Il risultato sarà  che l’Italia diventa l’unico Paese che non ha un partito di massa che si definisce di sinistra all’interno dell’Internazionale Socialista. Difficile prevedere quanti militanti della mozione Mussi e di quella di Angius non entreranno nel partito democratico. L’impressione più netta è di forte difficoltà  a non confluire, forte la spinta al tutti a casa.

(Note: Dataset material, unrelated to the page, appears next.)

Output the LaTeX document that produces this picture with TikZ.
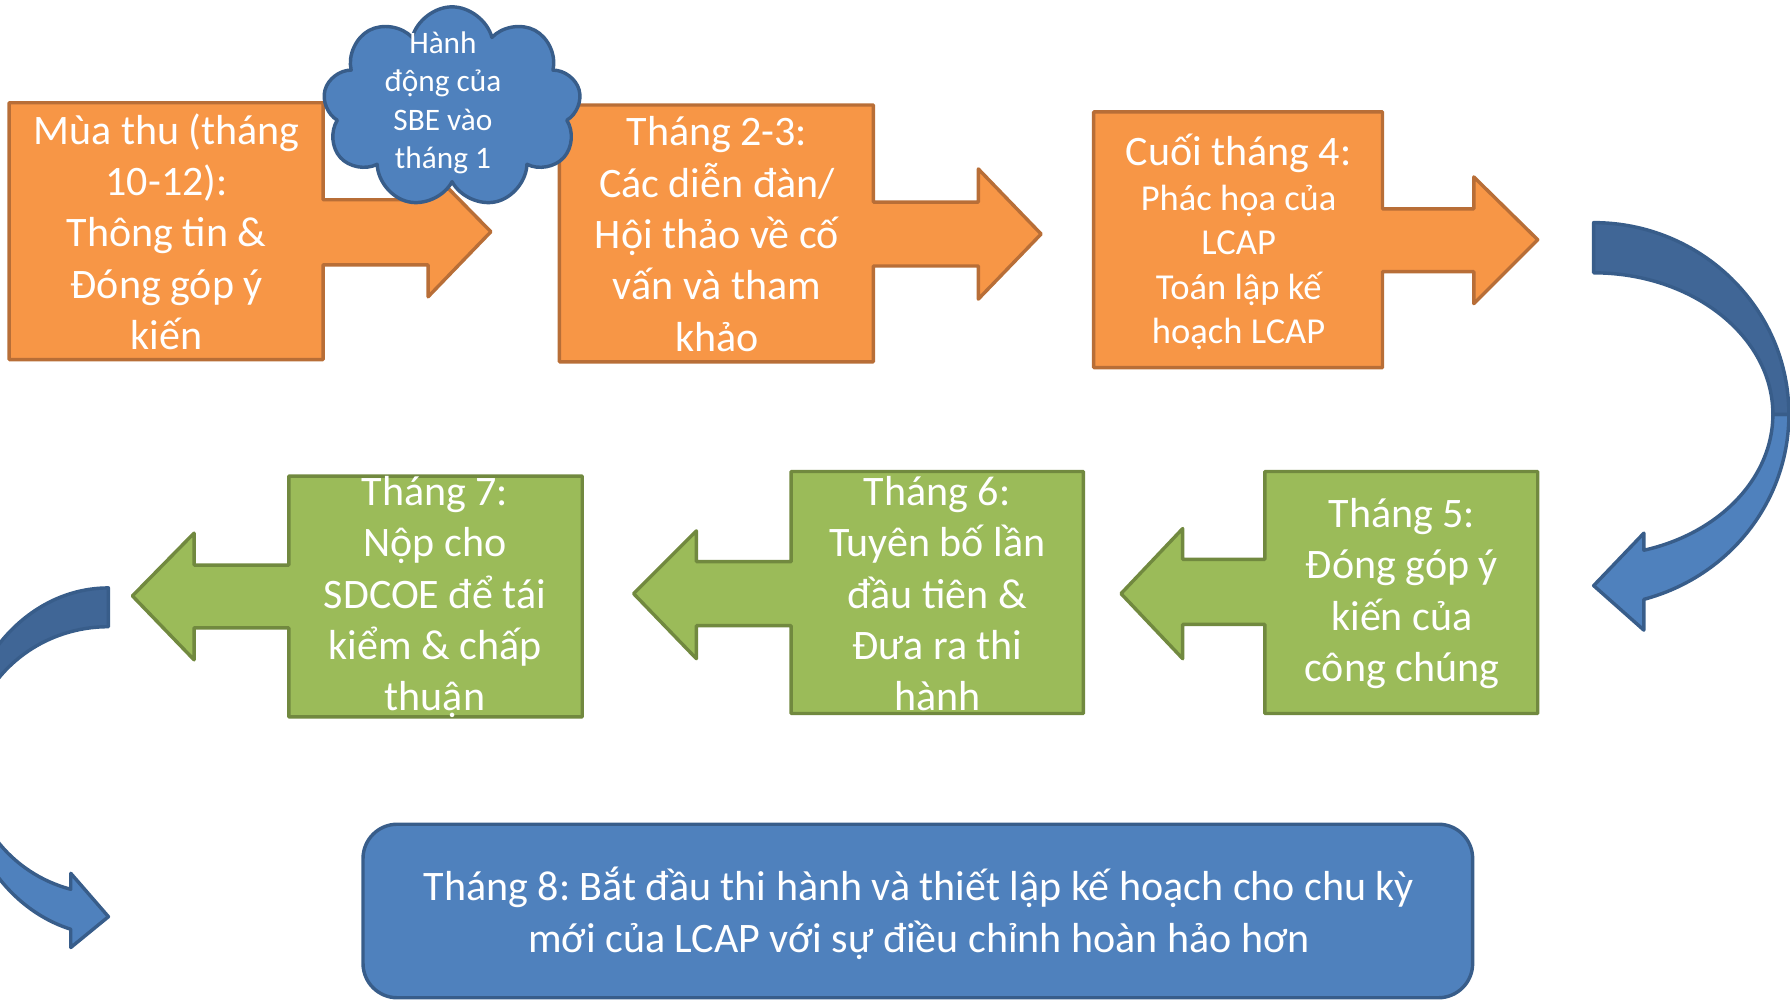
\documentclass[tikz,border=0pt]{standalone}
\usepackage{fontspec}
\setmainfont{Carlito}
\frenchspacing
\usetikzlibrary{shapes.symbols}
\definecolor{orangefill}{HTML}{F79646}
\definecolor{orangeline}{HTML}{B86E37}
\definecolor{greenfill}{HTML}{9BBB59}
\definecolor{greenline}{HTML}{71893F}
\definecolor{bluefill}{HTML}{4F81BD}
\definecolor{blueline}{HTML}{385D8A}
\definecolor{bluedeep}{HTML}{406696}

\begin{document}
\begin{tikzpicture}[x=0.5pt,y=-0.5pt,line join=round,
  orangebox/.style={draw=orangeline,fill=orangefill,line width=1.5pt},
  greenbox/.style={draw=greenline,fill=greenfill,line width=1.5pt},
  bluebox/.style={draw=blueline,fill=bluefill,line width=1.5pt},
  deepbox/.style={draw=blueline,fill=bluedeep,line width=1.5pt},
  steptext/.style={text=white,align=center,inner sep=0pt,font=\fontsize{18.4}{22.5}\selectfont},
  smalltext/.style={steptext,font=\fontsize{16}{19.5}\selectfont},
  cloudtext/.style={steptext,font=\fontsize{13.7}{16.75}\selectfont}]
\clip (0,0) rectangle (1568,877);

% first row
\draw [orangebox] (8,90) -- (283,90) -- (283,175) -- (375,175) -- (375,147) -- (430,203) -- (375,260) -- (375,232) -- (283,232) -- (283,315) -- (8,315) -- cycle;
\node [steptext] (fall) at (146,203) {Mùa thu (tháng\\10-12):\\Thông tin \&\\Đóng góp ý\\kiến};

\draw [orangebox] (490,92) -- (765,92) -- (765,177) -- (857,177) -- (857,148) -- (912,205) -- (857,262) -- (857,233) -- (765,233) -- (765,317) -- (490,317) -- cycle;
\node [steptext] (febmar) at (628,205) {Tháng 2-3:\\Các diễn đàn/\\Hội thảo về cố\\vấn và tham\\khảo};

\draw [orangebox] (958,98) -- (1211,98) -- (1211,183) -- (1291,183) -- (1291,155) -- (1347,210) -- (1291,266) -- (1291,238) -- (1211,238) -- (1211,322) -- (958,322) -- cycle;
\node [smalltext] (april) at (1085,212) {{\fontsize{18.4}{22.5}\selectfont Cuối tháng 4:}\\Phác họa của\\LCAP\\Toán lập kế\\hoạch LCAP};

% turn down on the right
\draw [bluebox] (1567,363) .. controls (1567,439) and (1515,505) .. (1440,525) -- (1440,552) -- (1396,513) -- (1440,467) -- (1440,482) .. controls (1507,467) and (1553,418) .. (1553,363) -- cycle;
\draw [deepbox] (1396,195) .. controls (1490,195) and (1567,270) .. (1567,363) -- (1553,363) .. controls (1553,295) and (1483,239) .. (1396,239) -- cycle;

% second row
\draw [greenbox] (1347,413) -- (1108,413) -- (1108,490) -- (1036,490) -- (1036,463) -- (982,520) -- (1036,577) -- (1036,547) -- (1108,547) -- (1108,625) -- (1347,625) -- cycle;
\node [steptext] (may) at (1228,520) {Tháng 5:\\Đóng góp ý\\kiến của\\công chúng};

\draw [greenbox] (949,413) -- (693,413) -- (693,492) -- (610,492) -- (610,465) -- (555,520) -- (610,577) -- (610,548) -- (693,548) -- (693,625) -- (949,625) -- cycle;
\node [steptext] (june) at (821,520) {Tháng 6:\\Tuyên bố lần\\đầu tiên \&\\Đưa ra thi\\hành};

\draw [greenbox] (510,417) -- (253,417) -- (253,495) -- (170,495) -- (170,467) -- (116,522) -- (170,578) -- (170,550) -- (253,550) -- (253,628) -- (510,628) -- cycle;
\node [steptext] (july) at (381,523) {Tháng 7:\\Nộp cho\\SDCOE để tái\\kiểm \& chấp\\thuận};

% turn down on the left
\draw [bluebox] (-35,667) .. controls (-35,736) and (5,796) .. (62,814) -- (62,830) -- (95,803) -- (62,765) -- (62,779) .. controls (9,765) and (-27,718) .. (-27,666) -- cycle;
\draw [deepbox] (95,515) .. controls (23,515) and (-35,583) .. (-35,667) -- (-27,666) .. controls (-27,601) and (28,549) .. (95,549) -- cycle;

% last step
\draw [bluebox,rounded corners=15pt] (318,722) rectangle (1290,874);
\node [steptext] (august) at (805,800) {Tháng 8: Bắt đầu thi hành và thiết lập kế hoạch cho chu kỳ\\mới của LCAP với sự điều chỉnh hoàn hảo hơn};

% SBE cloud
\node [cloud,cloud puffs=9,aspect=1.25,bluebox,minimum width=113pt,minimum height=88pt] (sbe) at (396,94) {};
\node [cloudtext] (sbetext) at (388,90) {Hành\\động của\\SBE vào\\tháng 1};
\end{tikzpicture}
\end{document}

E si capisce perchè. Un’altra lacerazione a sinistra è dolorosa e potrebbe non essere compresa dalla gente se non in un quadro che cerca di costruire un movimento di sinistra che superi la diaspora attuale. Questo quadro ancora non esiste e quindi vince Fassino con la sua idea di aggregare tutti i riformisti al di là  delle sigle di partito e le affiliazioni internazionali. Che il sistema politico italiano sia vicino all’implosione lo dimostrano le cronache quotidiane. Il bipolarismo all’italiana non funziona ed è urgente innovare. La proposta di partito democratico è un cambiamento di passo che può piacere o no, ma cerca di mutare un sistema che non funziona più. Una scommessa certo, tenere assieme D’Alema e l’onorevole Binetti sarà  impresa titanica, ma la speranza dei riformisti è cosa rispettabile anche se non supportata dalle polemiche quotidiane.